Are you a senior manager feeling , anger, shame and guilt? You feel you have been coerced into betraying your principles, your morals have been compromised, people you should have helped have been turned away and you’re angry. You’re ashamed . You feel guilty. Your not alone.
It can happen in any job and any organisation but it’s most prevalent in those professions or areas where individuals are motivated by idealism and doing something worth while, doctors, nurses, teachers, social workers , police, people in the armed forces. These individuals take their professional values and their motivation to help, protect, to make a positive difference to people lives , into senior posts and then they struggle with what they think should be done against what they feel forced to do.
As a former Local Authority Director with a background in Social Services I recognise that feeling of betraying your professional values of making financially driven decision that will have a negative impact on vulnerable people’s lives. Unpalatable decisions which can only be described as the least worst option. Rationing of services or stretching services so thinly that increasingly reports come back of elderly people left cold and wet in urine soaked beds.

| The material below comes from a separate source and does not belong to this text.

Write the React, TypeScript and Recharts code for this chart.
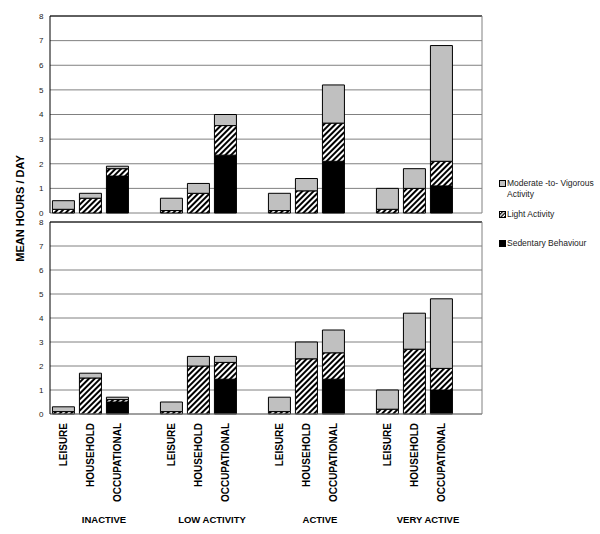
import { BarChart, Bar, XAxis, YAxis, CartesianGrid, ReferenceLine } from 'recharts'

const GROUPS = ["INACTIVE", "LOW ACTIVITY", "ACTIVE", "VERY ACTIVE"]
const CATEGORIES = ["LEISURE", "HOUSEHOLD", "OCCUPATIONAL"]
const Y_TICKS = [0, 1, 2, 3, 4, 5, 6, 7, 8]

// values per group x category (leisure, household, occupational)
const TOP_SEDENTARY = [0, 0, 1.5, 0, 0, 2.35, 0, 0, 2.1, 0, 0, 1.1]
const TOP_LIGHT = [0.15, 0.6, 0.3, 0.1, 0.8, 1.2, 0.1, 0.9, 1.55, 0.15, 1.0, 1.0]
const TOP_MVPA = [0.35, 0.2, 0.1, 0.5, 0.4, 0.45, 0.7, 0.5, 1.55, 0.85, 0.8, 4.7]

const BOTTOM_SEDENTARY = [0, 0, 0.5, 0, 0, 1.45, 0, 0, 1.45, 0, 0, 1.0]
const BOTTOM_LIGHT = [0.1, 1.5, 0.1, 0.1, 2.0, 0.7, 0.1, 2.3, 1.1, 0.2, 2.7, 0.9]
const BOTTOM_MVPA = [0.2, 0.2, 0.1, 0.4, 0.4, 0.25, 0.6, 0.7, 0.95, 0.8, 1.5, 2.9]

const FONT = '"Liberation Sans", Arial, sans-serif'
const GRAY = '#c0c0c0'
const LINE = '#808080'

function buildRows(sed: number[], light: number[], mvpa: number[]) {
    const rows: any[] = []
    GROUPS.forEach((g, gi) => {
        CATEGORIES.forEach((c, ci) => {
            const i = gi * 3 + ci
            rows.push({ key: `${g}|${c}`, group: g, sed: sed[i], light: light[i], mvpa: mvpa[i] })
        })
        // empty slot between groups
        rows.push({ key: `${g}|`, group: g, sed: null, light: null, mvpa: null })
    })
    return rows
}

const topData = buildRows(TOP_SEDENTARY, TOP_LIGHT, TOP_MVPA)
const bottomData = buildRows(BOTTOM_SEDENTARY, BOTTOM_LIGHT, BOTTOM_MVPA)

function Hatch({ id }: { id: string }) {
    return (
        <defs>
            <pattern id={id} patternUnits="userSpaceOnUse" width={4} height={4} patternTransform="rotate(45)">
                <rect x={0} y={0} width={4} height={4} fill="#fff" />
                <rect x={0} y={0} width={2} height={4} fill="#000" />
            </pattern>
        </defs>
    )
}

function CategoryTick(props: any) {
    const { x, y, payload } = props
    const label = String(payload.value).split('|')[1]
    if (!label) return null
    return (
        <text x={x} y={y} dy="0.35em" transform={`rotate(-90, ${x}, ${y})`} textAnchor="end"
            fontSize={10} fontWeight="bold" fontFamily={FONT} fill="#000">
            {label}
        </text>
    )
}

function GroupTick(props: any) {
    const { x, y, payload } = props
    return (
        <text x={x} y={y + 12.5} textAnchor="middle" fontSize={9.5} fontWeight="bold" fontFamily={FONT} fill="#000">
            {payload.value}
        </text>
    )
}

function Panel({ data, hatchId, showAxis }: { data: any[], hatchId: string, showAxis: boolean }) {
    return (
        <BarChart
            width={600}
            height={showAxis ? 328 : 222}
            data={data}
            margin={{ top: 16, right: 117, bottom: showAxis ? 0 : 9, left: 0 }}
            barCategoryGap="9%"
            barGap={0}
        >
            <Hatch id={hatchId} />
            <CartesianGrid horizontal vertical={false} stroke={LINE} strokeOpacity={1} />
            <XAxis dataKey="key" hide={!showAxis} interval={0} height={96} axisLine={{ stroke: LINE }}
                tickLine={false} tickSize={0} tickMargin={9} tick={<CategoryTick />} />
            {showAxis && (
                <XAxis xAxisId="group" dataKey="group" allowDuplicatedCategory={false} interval={0} height={24}
                    axisLine={false} tickLine={false} tickSize={0} tickMargin={0} tick={<GroupTick />} />
            )}
            <YAxis width={50} domain={[0, 8]} ticks={Y_TICKS} interval={0} axisLine={{ stroke: '#000' }}
                tickLine={false} tickSize={5} tickMargin={1.5}
                tick={{ fontSize: 8, fill: '#222', fontFamily: FONT }} />
            <YAxis yAxisId="right" orientation="right" width={1} domain={[0, 8]} tick={false} tickLine={false}
                axisLine={{ stroke: LINE }} />
            <Bar dataKey="sed" stackId="a" fill="#000" stroke="#000" strokeWidth={1} isAnimationActive={false} />
            <Bar dataKey="light" stackId="a" fill={`url(#${hatchId})`} stroke="#000" strokeWidth={1} isAnimationActive={false} />
            <Bar dataKey="mvpa" stackId="a" fill={GRAY} stroke="#000" strokeWidth={1} isAnimationActive={false} />
            <ReferenceLine y={8} stroke="#000" strokeWidth={1.2} />
        </BarChart>
    )
}

function LegendIcon({ kind }: { kind: string }) {
    return (
        <svg width={7} height={7} style={{ position: 'absolute', left: 0, top: 2 }}>
            <defs>
                <pattern id="legendHatch" patternUnits="userSpaceOnUse" width={2.5} height={2.5} patternTransform="rotate(45)">
                    <rect width={2.5} height={2.5} fill="#fff" />
                    <rect width={1.2} height={2.5} fill="#000" />
                </pattern>
            </defs>
            <rect x={0.5} y={0.5} width={6} height={6} stroke="#000" strokeWidth={1}
                fill={kind === 'mvpa' ? GRAY : kind === 'light' ? 'url(#legendHatch)' : '#000'} />
        </svg>
    )
}

const legendText = { position: 'absolute' as const, left: 8, top: 0, fontSize: 8.5, lineHeight: '11px', color: '#222', fontFamily: FONT, whiteSpace: 'nowrap' as const }

export default function App() {
    return (
        <div style={{ position: 'absolute', left: 0, top: 0, width: 600, height: 534, background: '#fff' }}>
            <div style={{ position: 'absolute', left: 0, top: 0 }}>
                <Panel data={topData} hatchId="hatchTop" showAxis={false} />
            </div>
            <div style={{ position: 'absolute', left: 0, top: 206 }}>
                <Panel data={bottomData} hatchId="hatchBottom" showAxis={true} />
            </div>
            <svg width={30} height={534} style={{ position: 'absolute', left: 0, top: 0 }}>
                <text x={20.5} y={208.5} dy="0.35em" transform="rotate(-90, 20.5, 208.5)" textAnchor="middle"
                    fontSize={11} fontWeight="bold" fontFamily={FONT} fill="#000">
                    MEAN HOURS / DAY
                </text>
            </svg>
            <div style={{ position: 'absolute', left: 499, top: 177.5 }}>
                <LegendIcon kind="mvpa" />
                <div style={legendText}>Moderate -to- Vigorous<br />Activity</div>
            </div>
            <div style={{ position: 'absolute', left: 499, top: 208.5 }}>
                <LegendIcon kind="light" />
                <div style={legendText}>Light Activity</div>
            </div>
            <div style={{ position: 'absolute', left: 499, top: 238 }}>
                <LegendIcon kind="sed" />
                <div style={legendText}>Sedentary Behaviour</div>
            </div>
        </div>
    )
}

Distressed and stressed carers left to struggle on unaided as Day centres for People with a Learning Disability are closed. People with Mental Health problems left vulnerable and unsupported. A child protection safety net with large holes. It’s stressful and not what people entered the profession to do. Hardly surprising that some people feel guilty and anger whilst other become cynical and detached or simply burnt out.
This maybe the extreme but being a compassionate manager working in a heartless organisation where employees are treated like a disposable resource rather that human beings, requiring excessive long hours, pressurising people for unreasonable results causes what is increasingly referred to as, “moral injury “ that is feelings of anger, shame and guilt.